De facto, nos anos 2010, uma situação de incerteza ou de instabilidade num país, nomeadamente, na Itália, podia ter consequências diretas no conjunto da Zona Euro. Porém, segundo o analista político, “desde então, muito foi feito para reforçar a situação dos bancos e dos mercados, pelo que a Zona Euro está mais sólida, face aos perigos de uma crise”.

De acordo com o Instituto Nacional de Estatística e Estudos Económicos (INSEE), o PIB francês, que representa a produção total de bens e serviços, aumentou moderadamente 0,3%, em termos trimestrais, no segundo trimestre de 2025, para 657,6 mil milhões de euros. Embora fraco, o crescimento económico da França foi superior ao esperado. Ao longo de 2024, o seu PIB foi de 2920 mil milhões de euros, o que faz da França a segunda maior economia da UE, logo a seguir à Alemanha.

Atualmente em ascensão, a dívida pública francesa situou-se em 3345 mil milhões de euros, no final do primeiro trimestre de 2025, representando 113,9% do seu PIB, de acordo com o INSEE. O défice público situou-se em 169,7 mil milhões de euros, em 2024, ou seja, 5,8% do PIB.

Estes indicadores estão muito acima dos critérios de Maastricht, estabelecidos em 1992, que estipulam que a dívida pública de um país da Zona Euro não deve exceder 60% do PIB e o défice das administrações públicas não deve exceder 3% do PIB. 
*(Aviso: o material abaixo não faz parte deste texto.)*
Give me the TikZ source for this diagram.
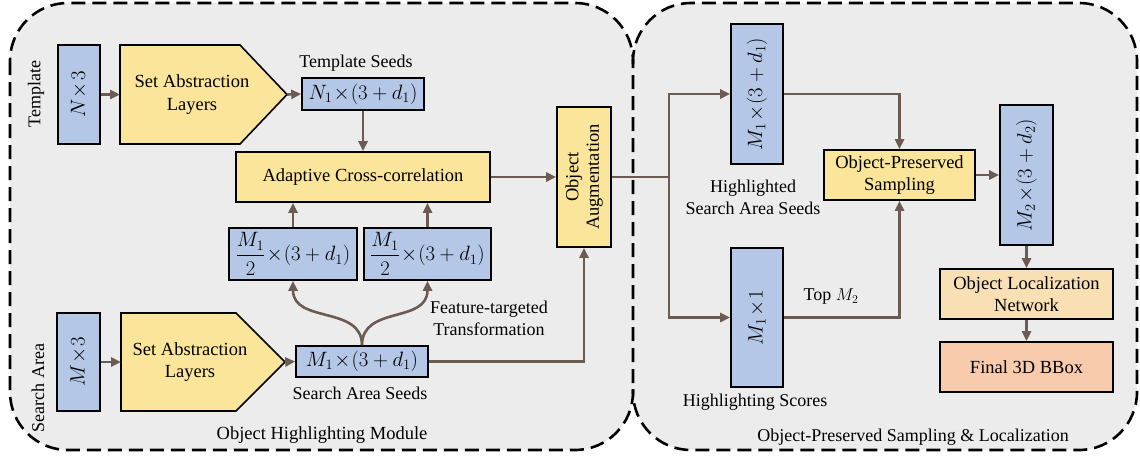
\documentclass[tikz,border=0pt]{standalone}
\usepackage{amsmath}
\usepackage{fontspec}
\setmainfont{Liberation Serif}
\usepackage{graphicx}
\usetikzlibrary{arrows.meta,calc}

\definecolor{boxblue}{HTML}{B4C7E7}
\definecolor{boxyellow}{HTML}{FBE59B}
\definecolor{boxpeach}{HTML}{F8E0B4}
\definecolor{boxsalmon}{HTML}{F8CBAD}
\definecolor{flow}{HTML}{6B5B52}
\definecolor{panelgray}{HTML}{ECECEC}

\begin{document}
\begin{tikzpicture}[x=1pt,y=-1pt,
  font=\fontsize{18.5}{22.5}\selectfont,
  box/.style={draw=black,line width=1.6pt,inner sep=0pt,align=center},
  bluebox/.style={box,fill=boxblue,font=\fontsize{21}{24}\selectfont},
  yellowbox/.style={box,fill=boxyellow},
  outline/.style={draw=black,line width=1.6pt,line join=miter},
  plain/.style={inner sep=0pt,align=center},
  caption/.style={font=\fontsize{18}{22}\selectfont,align=center,inner sep=0pt},
  flowarrow/.style={draw=flow,line width=2.6pt,-{Triangle[length=10pt,width=9pt]}},
  flowline/.style={draw=flow,line width=2.6pt},
  panel/.style={draw=black,line width=2.6pt,dash pattern=on 14pt off 7pt,rounded corners=58pt},
]
\useasboundingbox (0,0) rectangle (1140,456);

% ---------- the two module panels ----------
\fill[panelgray,rounded corners=58pt] (10,3) rectangle (633,450);
\fill[panelgray,rounded corners=58pt] (633,3) rectangle (1137,450);
\draw[panel] (10,3) rectangle (633,450);
\draw[panel] (633,64) -- (633,3) -- (1137,3) -- (1137,450) -- (633,450) -- (633,389);

% ---------- template branch ----------
\node[caption] (tplLabel) at (36,94) {\rotatebox{90}{Template}};
\node[bluebox,minimum width=42pt,minimum height=99pt] (n3) at (79,94.5) {\rotatebox{90}{$N\!\times\!3$}};
\draw[outline,fill=boxyellow] (120,45) -- (240,45) -- (287,94.5) -- (240,144) -- (120,144) -- cycle;
\coordinate (sa1in) at (120,94.5);
\coordinate (sa1out) at (287,94.5);
\node[plain] (sa1) at (192,94.5) {Set Abstraction\\Layers};
\node[caption] (tseedLabel) at (356,63) {Template Seeds};
\node[bluebox,minimum width=122pt,minimum height=32pt] (n1) at (363,94) {$N_1\!\times\!(3+d_1)$};

% ---------- cross-correlation ----------
\node[yellowbox,minimum width=254pt,minimum height=50pt] (acc) at (363,177) {Adaptive Cross-correlation};
\node[bluebox,font=\fontsize{20}{24}\selectfont,minimum width=128pt,minimum height=52pt] (h1) at (293,254) {$\dfrac{M_1}{2}\!\times\!(3+d_1)$};
\node[bluebox,font=\fontsize{20}{24}\selectfont,minimum width=127pt,minimum height=52pt] (h2) at (427.5,254) {$\dfrac{M_1}{2}\!\times\!(3+d_1)$};

% ---------- search area branch ----------
\node[caption] (saLabel) at (38,388) {\rotatebox{90}{Search Area}};
\node[bluebox,minimum width=43pt,minimum height=98pt] (m3) at (78.5,362) {\rotatebox{90}{$M\!\times\!3$}};
\draw[outline,fill=boxyellow] (121,313) -- (236,313) -- (285,362) -- (236,411) -- (121,411) -- cycle;
\coordinate (sa2in) at (121,362);
\coordinate (sa2out) at (285,362);
\node[plain] (sa2) at (190,362) {Set Abstraction\\Layers};
\node[bluebox,minimum width=132pt,minimum height=31pt] (m1) at (362,361.5) {$M_1\!\times\!(3+d_1)$};
\node[caption] (sseedLabel) at (360,393) {Search Area Seeds};
\node[caption] (ftLabel) at (489,318) {Feature-targeted\\Transformation};

\node[yellowbox,minimum width=54pt,minimum height=140pt] (oa) at (584,177)
  {\rotatebox{90}{\begin{tabular}{@{}c@{}}Object\\[-2pt]Augmentation\end{tabular}}};
\node[caption,font=\fontsize{18.5}{22}\selectfont] (ohmLabel) at (322,435) {Object Highlighting Module};

% ---------- sampling and localization ----------
\node[bluebox,minimum width=52pt,minimum height=140pt] (hs) at (757,94) {\rotatebox{90}{$M_1\!\times\!(3+d_1)$}};
\node[caption] (hssLabel) at (753,197) {Highlighted\\Search Area Seeds};
\node[bluebox,minimum width=52pt,minimum height=139pt] (sc) at (757,317.5) {\rotatebox{90}{$M_1\!\times\!1$}};
\node[caption] (hscLabel) at (755,402) {Highlighting Scores};
\node[caption] (topLabel) at (831,297) {Top $M_2$};
\node[yellowbox,minimum width=151pt,minimum height=50pt] (ops) at (899.5,175) {Object-Preserved\\Sampling};
\node[bluebox,minimum width=53pt,minimum height=140pt] (m2) at (1026.5,175) {\rotatebox{90}{$M_2\!\times\!(3+d_2)$}};
\node[box,fill=boxpeach,minimum width=173pt,minimum height=50pt] (ol) at (1026.5,294) {Object Localization\\Network};
\node[box,fill=boxsalmon,minimum width=173pt,minimum height=50pt] (bb) at (1026.5,367) {Final 3D BBox};
\node[caption] (opslLabel) at (913,437) {Object-Preserved Sampling \& Localization};

% ---------- connectors ----------
\draw[flowarrow] (n3.east) -- (sa1in);
\draw[flowarrow] (sa1out) -- (n1.west);
\draw[flowarrow] (n1.south) -- (n1.south |- acc.north);
\draw[flowarrow] (h1.north) -- (h1.north |- acc.south);
\draw[flowarrow] (h2.north) -- (h2.north |- acc.south);
\draw[flowarrow] (acc.east) -- (acc.east -| oa.west);
\draw[flowarrow] (m3.east) -- (sa2in);
\draw[flowarrow] (sa2out) -- (m1.west);
\draw[flowarrow] (m1.north) .. controls +(0,-40) and +(0,43) .. (h1.south);
\draw[flowarrow] (m1.north) .. controls +(0,-40) and +(0,43) .. (h2.south);
\draw[flowarrow] (m1.east) -| (oa.south);
\coordinate (split) at (669,177);
\draw[flowline] (oa.east) -- (split);
\draw[flowarrow] (split) |- (hs.west);
\draw[flowarrow] (split) |- (sc.west);
\draw[flowarrow] (hs.east) -| (ops.north);
\draw[flowarrow] (sc.east) -| (ops.south);
\draw[flowarrow] (ops.east) -- (m2.west);
\draw[flowarrow] (m2.south) -- (ol.north);
\draw[flowarrow] (ol.south) -- (bb.north);
\end{tikzpicture}
\end{document}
Seja como for, com as finanças do país desequilibradas, é de perguntar de que autoridade política dispõe o presidente francês, Emmanuel Macron para liderar cimeiras dos países “disponíveis” para discutirem o apoio à Ucrânia, após a guerra, incluindo o envio de tropas – o que Moscovo diz constituir motivo para a Rússia retaliar contra esses países – ou para liderar uma guerra contra a Rússia, que está a preparar, segundo dizem alguns analistas. Terá Emmanuel Macron a ambição hegemónica frente ao bloco Rússia, China e Coreia do Norte e a capacidade para liderar, na França, um estado de exceção, apoiado numa economia de guerra? Estarão os Franceses dispostos a apoiá-lo numa aventura dessas?